Brushes with Life is a creative arts program for people in treatment OASIS and STEP; members of Club Nova, a local clubhouse for persons with mental illness; and other select community programs in the Chapel Hill area.
Through the creation of visual art, poetry, film, and music, participants find healing and move toward recovery. By connecting with the larger community around their work, they promote a broader understanding of the human side of mental illness.
Artists select a wide range of media to convey their ideas and feelings. They further their talents by participating in program-sponsored art classes. They have opportunities to share their work in the Brushes with Life gallery and in traveling exhibitions.
Gallery organizers include hospital staff, patient artists, family members, community volunteers, and mental health professionals.

Brushes with Life started in 2000 and ever since the program has been supporting recovery from mental illness and challenging the stigma associated with these conditions. To view an interactive timeline highlighting major milestones, click here.

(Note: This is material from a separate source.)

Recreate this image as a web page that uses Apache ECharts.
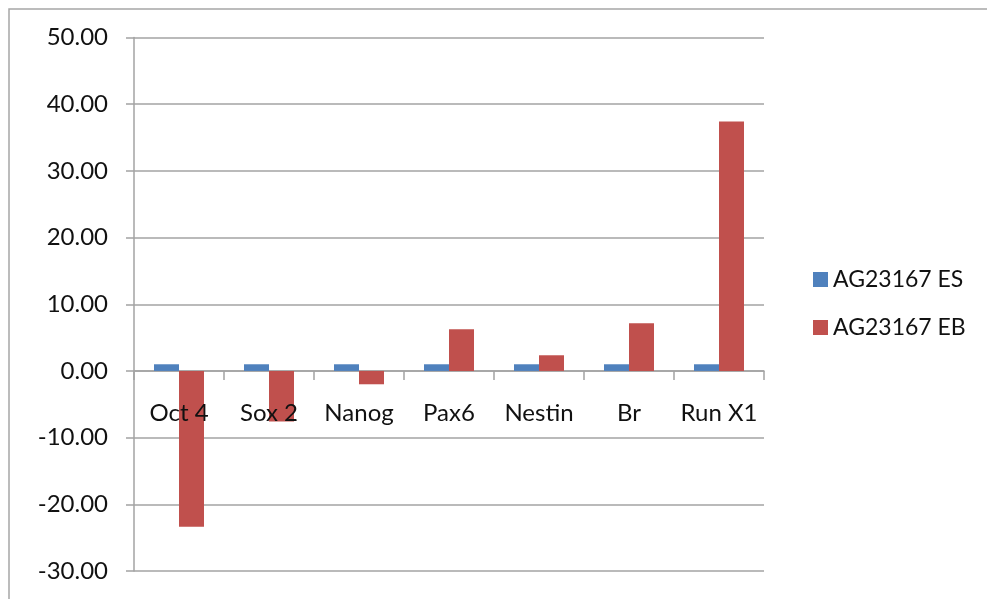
<!DOCTYPE html>
<html>
<head>
<meta charset="utf-8">
<script src="https://cdn.jsdelivr.net/npm/echarts@6/dist/echarts.min.js"></script>
<style>
  html, body { margin: 0; padding: 0; background: #fff; }
  #chart { width: 987px; height: 599px; }
</style>
</head>
<body>
<div id="chart"></div>
<script>
// Gene markers and relative expression for the two AG23167 samples
const genes = ['Oct 4', 'Sox 2', 'Nanog', 'Pax6', 'Nestin', 'Br', 'Run X1'];
const seriesNames = ['AG23167 ES', 'AG23167 EB'];
const esValues = [1.0, 1.0, 1.0, 1.0, 1.0, 1.0, 1.0];
const ebValues = [-23.35, -7.6, -2.0, 6.25, 2.35, 7.15, 37.4];
const yTicks = { min: -30, max: 50, step: 10 };

const FONT = 'Lato';
const GRID_COLOR = '#a3a3a3';

// plot box: zero line sits 2/8 of the height above the bottom edge
const GRID_TOP = 37.5, GRID_BOTTOM = 28, CHART_H = 599;
const plotH = CHART_H - GRID_TOP - GRID_BOTTOM;
const zeroOffset = -plotH * (0 - yTicks.min) / (yTicks.max - yTicks.min);

const chart = echarts.init(document.getElementById('chart'), null, { renderer: 'canvas' });

chart.setOption({
  backgroundColor: '#ffffff',
  animation: false,
  graphic: [{
    type: 'rect',
    shape: { x: 9, y: 9, width: 1000, height: 620 },
    style: { fill: 'none', stroke: '#a6a6a6', lineWidth: 1.5 },
    silent: true
  }],
  grid: { left: 134, right: 223, top: GRID_TOP, bottom: GRID_BOTTOM, outerBoundsMode: 'none', containLabel: false },
  legend: {
    orient: 'vertical',
    left: 808,
    top: 263,
    itemWidth: 15,
    itemHeight: 15,
    itemGap: 25,
    icon: 'rect',
    textStyle: { fontFamily: FONT, fontSize: 23, color: '#111', padding: [0, 0, 0, 0] },
    data: seriesNames
  },
  xAxis: [
    {
      type: 'category',
      data: genes,
      axisLine: { onZero: true, lineStyle: { color: GRID_COLOR, width: 1.5 } },
      axisTick: { show: true, length: 9, lineStyle: { color: GRID_COLOR, width: 1.5 } },
      axisLabel: { show: false },
      splitLine: { show: false }
    },
    {
      // category names, laid along the zero line above the bars
      type: 'category',
      data: genes,
      position: 'bottom',
      offset: zeroOffset,
      z: 5,
      axisLine: { show: false },
      axisTick: { show: false },
      axisLabel: { interval: 0, fontFamily: FONT, fontSize: 24, color: '#111', margin: 30 },
      splitLine: { show: false }
    }
  ],
  yAxis: {
    type: 'value',
    min: yTicks.min,
    max: yTicks.max,
    interval: yTicks.step,
    axisLine: { show: true, lineStyle: { color: GRID_COLOR, width: 1.5 } },
    axisTick: { show: true, length: 8, lineStyle: { color: GRID_COLOR, width: 1.5 } },
    axisLabel: {
      fontFamily: FONT, fontSize: 24, color: '#111', margin: 26,
      formatter: v => v.toFixed(2)
    },
    splitLine: { show: true, lineStyle: { color: GRID_COLOR, width: 1.5 } }
  },
  series: [
    {
      name: seriesNames[0],
      type: 'bar',
      data: esValues,
      barWidth: 25,
      barGap: '0%',
      itemStyle: { color: '#4F81BD' }
    },
    {
      name: seriesNames[1],
      type: 'bar',
      data: ebValues,
      barWidth: 25,
      barGap: '0%',
      itemStyle: { color: '#C0504D' }
    }
  ]
});
</script>
</body>
</html>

In 2009, Brushes with Life (video trailer below), received an honorable mention from the SAMHSA Voice Awards. The documentary, produced by Brushes with Life artist and videographer Philip Brubaker, featured eight fellow artists and the challenges they face striving for creative recognition in a society that often stigmatizes and/or dismisses people with mental illness.
Hello. I am Robert Kwami Jackson. I grew up in Raleigh, NC. My hands were (severely) burned at the age of three. I became interested in art by copying pictures out of magazines at the kitchen table at my grandmother's house after school.
I was about seven or eight when I saw a painting by Pablo Picasso called "Guernica." At that exact moment I said to myself, "I can do that." Whether I could or couldn't I believed that I could and, from that moment on, I became an artist.
From childhood to early adolescence I did nothing but sketches; art with no color, no painting, not even shading with pencils. This was not my intention but I do believe this established my art style. That later transformed over into my paintings.
At age nineteen, I found myself studying commercial art. I didn't finish school but I did learn how to paint, which I have been doing for sixteen years. I don't know it all but I know enough to get by. I'm still learning, which makes it exciting. Experiences and life play a major part in it as well as spirituality, and keeping a peaceful mind.
Brushes with Life has been the first gallery to show my body of work. Although I'm getting older, my dream is to become a teacher of art and a famous artist.
(various artists)
Research shows that at some point during the course of any illness, physical as well as mental, most people go off their medicines. There are many reasons a person may stop taking their medication, including: 1) The drug has stopped the symptoms. 2) They don't want to believe that they are chronically ill and need medicine. 3) The medicine has powerful, negative side effects such as sedation, agitation, constipation, weight-gain, and worse. 4) They can't afford a particular medication.